Para nuestra desgracia, la de quienes creemos que la sociabilización es la base del entendimiento general sobre el que descansa la construcción de una sociedad inclusiva y, en consecuencia, democrática, la mayoría de aquellos lugares de encuentro han terminado por desaparecer, quedando solo para el recuerdo de este humilde Cronista. En su lugar ha emergido una plétora de restaurantes y casas de comidas varias dejando apenas cuatro barras y algún bodegón para interactuar con los vecinos y visitantes. Empujados a compartir espacio social en un mundo virtual donde nadie es lo que dice ser y la apariencia imaginada lo es todo, caminamos hacia una irrealidad lamentable donde mostrar nuestros deseos entre luces impostadas, en lugar de perseguirlos cada día sin descanso, a la espera de poder asomar por la barra de aquel bar y mostrar lo logrado.
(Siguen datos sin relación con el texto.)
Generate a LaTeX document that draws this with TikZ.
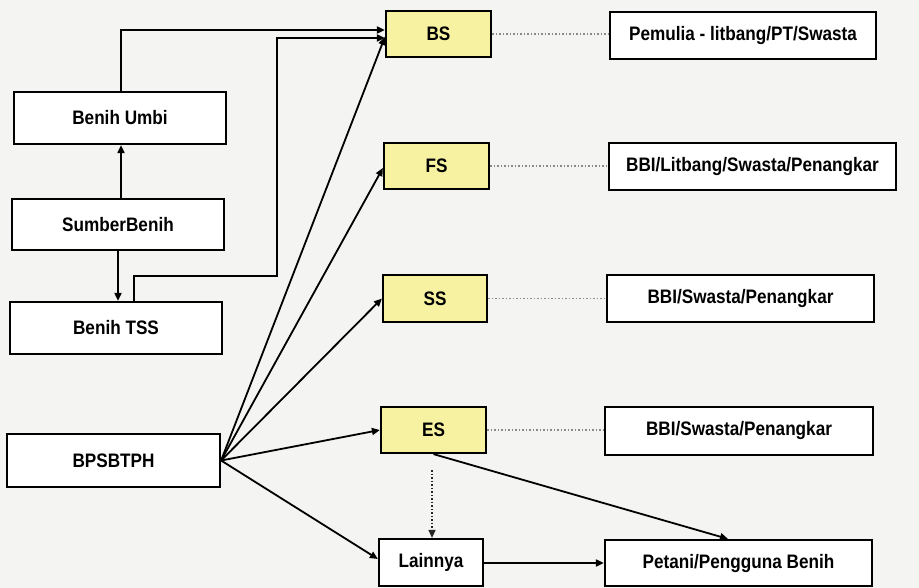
\documentclass[tikz,border=0pt]{standalone}
\usepackage{fontspec}
\setmainfont[FakeStretch=0.88]{Liberation Sans}
\usetikzlibrary{arrows.meta}
\definecolor{bg}{HTML}{F4F4F3}
\definecolor{ylw}{HTML}{F6F2A2}
\definecolor{dotc}{HTML}{8A8A8A}
\tikzset{
  box/.style={draw=black, line width=2.2pt, fill=white, inner sep=0pt, font=\bfseries\fontsize{19.5}{21}\selectfont},
  ybox/.style={box, fill=ylw},
  conn/.style={line width=1.8pt, -{Triangle[length=8pt,width=7pt]}},
  dotconn/.style={dotc, line width=1.5pt, dotted},
}
\begin{document}
\begin{tikzpicture}[x=1pt,y=-1pt]
\fill[bg] (0,0) rectangle (919,588);
\useasboundingbox (0,0) rectangle (919,588);
% left column
\node[box, minimum width=212pt, minimum height=52pt] (umbi) at (120,118) {Benih Umbi};
\node[box, minimum width=212pt, minimum height=51pt] (sumber) at (118,224.5) {SumberBenih};
\node[box, minimum width=212pt, minimum height=52pt] (tss) at (116,328) {Benih TSS};
\node[box, minimum width=213pt, minimum height=53pt] (bps) at (113.5,460.5) {BPSBTPH};
% middle column
\node[ybox, minimum width=105pt, minimum height=46pt] (bs) at (438.5,34) {BS};
\node[ybox, minimum width=105pt, minimum height=46pt] (fs) at (436.5,166) {FS};
\node[ybox, minimum width=104pt, minimum height=47pt] (ss) at (435,298.5) {SS};
\node[ybox, minimum width=105pt, minimum height=46pt] (es) at (433.5,430) {ES};
\node[box, minimum width=104pt, minimum height=47pt] (lain) at (431,562.5) {Lainnya};
% right column
\node[box, minimum width=266pt, minimum height=47pt] (pem) at (743,35.5) {Pemulia - litbang/PT/Swasta};
\node[box, minimum width=287pt, minimum height=47pt] (bbi1) at (752.5,166.5) {BBI/Litbang/Swasta/Penangkar};
\node[box, minimum width=267pt, minimum height=47pt] (bbi2) at (740.5,298.5) {BBI/Swasta/Penangkar};
\node[box, minimum width=268pt, minimum height=48pt] (bbi3) at (739,431) {BBI/Swasta/Penangkar};
\node[box, minimum width=267pt, minimum height=46pt] (pet) at (738.5,563) {Petani/Pengguna Benih};
% left connectors
\draw[conn] (sumber.north -| 121,0) -- (umbi.south -| 121,0);
\draw[conn] (sumber.south -| 118,0) -- (tss.north -| 118,0);
\draw[conn] (umbi.north -| 121,0) |- (bs.west |- 0,30);
\draw[conn] (tss.north -| 134,0) -- (134,276) -- (277,276) |- (bs.west |- 0,38);
% fan from BPSBTPH
\coordinate (fan) at (bps.east);
\draw[conn] (fan) -- (bs.west |- 0,37);
\draw[conn] (fan) -- (fs.west |- 0,168);
\draw[conn] (fan) -- (ss.west);
\draw[conn] (fan) -- (es.west);
\draw[conn] (fan) -- (lain.west |- 0,559);
% lower connectors
\draw[conn] (es.south) -- (pet.north -| 728,0);
\draw[conn] (lain.east |- 0,563) -- (pet.west |- 0,563);
\draw[dotconn, -{Triangle[length=8pt,width=7pt]}, black!85] (432,470) -- (lain.north -| 432,0);
% dotted links
\draw[dotconn] (bs.east) -- (pem.west |- bs.east);
\draw[dotconn] (fs.east) -- (bbi1.west |- fs.east);
\draw[dotconn] (ss.east) -- (bbi2.west |- ss.east);
\draw[dotconn] (es.east) -- (bbi3.west |- es.east);
\end{tikzpicture}
\end{document}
Que sentado en los escalones del Castilla uno era capaz de empatizar con cualquiera que fuera la cuestión y aprendía a comportarse en sociedad, integrándose entre chatos y cañas, risas y discursos debatidos con la furia que sólo la desinhibición del que se siente libre puede provocar.
Quién sabe, queridos lectores, si en este mundo global de libertad extrema es cuando menos libres llegaremos a ser; si acabaremos por echar en falta esa limitación infinita escondida en la barra de una tasca pueblerina, donde cada uno no aparentaba ser, sino que, simplemente, trataba de vivir una realidad absolutamente presencial que, en definitiva, como bien sabe mi querido amigo Antonio Fornés, es la única que existe.